= Written task =
The records below are to be repeated in full, exactly as they are.

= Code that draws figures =
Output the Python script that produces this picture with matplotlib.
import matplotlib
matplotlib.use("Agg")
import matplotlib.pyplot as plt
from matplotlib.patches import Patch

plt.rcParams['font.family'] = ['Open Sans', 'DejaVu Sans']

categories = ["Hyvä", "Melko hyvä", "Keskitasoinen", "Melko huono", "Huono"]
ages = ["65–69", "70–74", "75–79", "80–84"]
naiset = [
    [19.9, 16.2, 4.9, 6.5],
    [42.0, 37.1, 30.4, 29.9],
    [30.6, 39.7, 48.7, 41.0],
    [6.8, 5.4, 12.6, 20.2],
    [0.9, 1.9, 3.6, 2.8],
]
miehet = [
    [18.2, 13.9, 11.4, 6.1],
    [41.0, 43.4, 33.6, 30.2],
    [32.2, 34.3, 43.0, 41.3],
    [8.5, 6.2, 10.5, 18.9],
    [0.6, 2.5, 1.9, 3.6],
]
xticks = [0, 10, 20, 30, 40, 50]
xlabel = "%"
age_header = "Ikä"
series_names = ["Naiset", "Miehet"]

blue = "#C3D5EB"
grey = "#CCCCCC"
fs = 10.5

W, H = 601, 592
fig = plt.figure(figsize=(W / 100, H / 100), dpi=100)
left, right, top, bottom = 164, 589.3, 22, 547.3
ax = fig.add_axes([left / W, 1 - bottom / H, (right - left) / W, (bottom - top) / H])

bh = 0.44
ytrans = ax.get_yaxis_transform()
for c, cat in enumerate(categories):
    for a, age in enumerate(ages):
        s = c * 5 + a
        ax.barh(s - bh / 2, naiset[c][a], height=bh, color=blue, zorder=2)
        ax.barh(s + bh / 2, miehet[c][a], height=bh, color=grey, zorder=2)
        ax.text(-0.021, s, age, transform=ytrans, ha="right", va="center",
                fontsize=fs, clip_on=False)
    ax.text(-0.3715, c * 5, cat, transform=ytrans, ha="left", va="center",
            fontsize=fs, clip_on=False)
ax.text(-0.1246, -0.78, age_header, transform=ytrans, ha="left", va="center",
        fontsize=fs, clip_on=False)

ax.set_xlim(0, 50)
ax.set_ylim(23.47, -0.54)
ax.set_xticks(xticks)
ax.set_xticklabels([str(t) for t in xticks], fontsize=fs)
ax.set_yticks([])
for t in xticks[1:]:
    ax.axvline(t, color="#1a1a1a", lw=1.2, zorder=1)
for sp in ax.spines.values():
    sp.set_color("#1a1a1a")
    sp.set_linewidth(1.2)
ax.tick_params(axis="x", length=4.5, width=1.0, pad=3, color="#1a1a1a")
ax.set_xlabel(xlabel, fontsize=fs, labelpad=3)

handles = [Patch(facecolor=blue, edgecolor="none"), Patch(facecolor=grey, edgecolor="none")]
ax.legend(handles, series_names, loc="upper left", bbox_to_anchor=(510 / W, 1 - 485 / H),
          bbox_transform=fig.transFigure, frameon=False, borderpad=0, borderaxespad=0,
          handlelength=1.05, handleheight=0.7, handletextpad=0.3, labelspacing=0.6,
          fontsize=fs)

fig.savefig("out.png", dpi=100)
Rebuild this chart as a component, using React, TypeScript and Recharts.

= The solution =
Output the Python script that produces this picture with matplotlib.
import matplotlib
matplotlib.use("Agg")
import matplotlib.pyplot as plt
from matplotlib.patches import Patch

plt.rcParams['font.family'] = ['Open Sans', 'DejaVu Sans']

categories = ["Hyvä", "Melko hyvä", "Keskitasoinen", "Melko huono", "Huono"]
ages = ["65–69", "70–74", "75–79", "80–84"]
naiset = [
    [19.9, 16.2, 4.9, 6.5],
    [42.0, 37.1, 30.4, 29.9],
    [30.6, 39.7, 48.7, 41.0],
    [6.8, 5.4, 12.6, 20.2],
    [0.9, 1.9, 3.6, 2.8],
]
miehet = [
    [18.2, 13.9, 11.4, 6.1],
    [41.0, 43.4, 33.6, 30.2],
    [32.2, 34.3, 43.0, 41.3],
    [8.5, 6.2, 10.5, 18.9],
    [0.6, 2.5, 1.9, 3.6],
]
xticks = [0, 10, 20, 30, 40, 50]
xlabel = "%"
age_header = "Ikä"
series_names = ["Naiset", "Miehet"]

blue = "#C3D5EB"
grey = "#CCCCCC"
fs = 10.5

W, H = 601, 592
fig = plt.figure(figsize=(W / 100, H / 100), dpi=100)
left, right, top, bottom = 164, 589.3, 22, 547.3
ax = fig.add_axes([left / W, 1 - bottom / H, (right - left) / W, (bottom - top) / H])

bh = 0.44
ytrans = ax.get_yaxis_transform()
for c, cat in enumerate(categories):
    for a, age in enumerate(ages):
        s = c * 5 + a
        ax.barh(s - bh / 2, naiset[c][a], height=bh, color=blue, zorder=2)
        ax.barh(s + bh / 2, miehet[c][a], height=bh, color=grey, zorder=2)
        ax.text(-0.021, s, age, transform=ytrans, ha="right", va="center",
                fontsize=fs, clip_on=False)
    ax.text(-0.3715, c * 5, cat, transform=ytrans, ha="left", va="center",
            fontsize=fs, clip_on=False)
ax.text(-0.1246, -0.78, age_header, transform=ytrans, ha="left", va="center",
        fontsize=fs, clip_on=False)

ax.set_xlim(0, 50)
ax.set_ylim(23.47, -0.54)
ax.set_xticks(xticks)
ax.set_xticklabels([str(t) for t in xticks], fontsize=fs)
ax.set_yticks([])
for t in xticks[1:]:
    ax.axvline(t, color="#1a1a1a", lw=1.2, zorder=1)
for sp in ax.spines.values():
    sp.set_color("#1a1a1a")
    sp.set_linewidth(1.2)
ax.tick_params(axis="x", length=4.5, width=1.0, pad=3, color="#1a1a1a")
ax.set_xlabel(xlabel, fontsize=fs, labelpad=3)

handles = [Patch(facecolor=blue, edgecolor="none"), Patch(facecolor=grey, edgecolor="none")]
ax.legend(handles, series_names, loc="upper left", bbox_to_anchor=(510 / W, 1 - 485 / H),
          bbox_transform=fig.transFigure, frameon=False, borderpad=0, borderaxespad=0,
          handlelength=1.05, handleheight=0.7, handletextpad=0.3, labelspacing=0.6,
          fontsize=fs)

fig.savefig("out.png", dpi=100)
Rebuild this chart as a component, using React, TypeScript and Recharts.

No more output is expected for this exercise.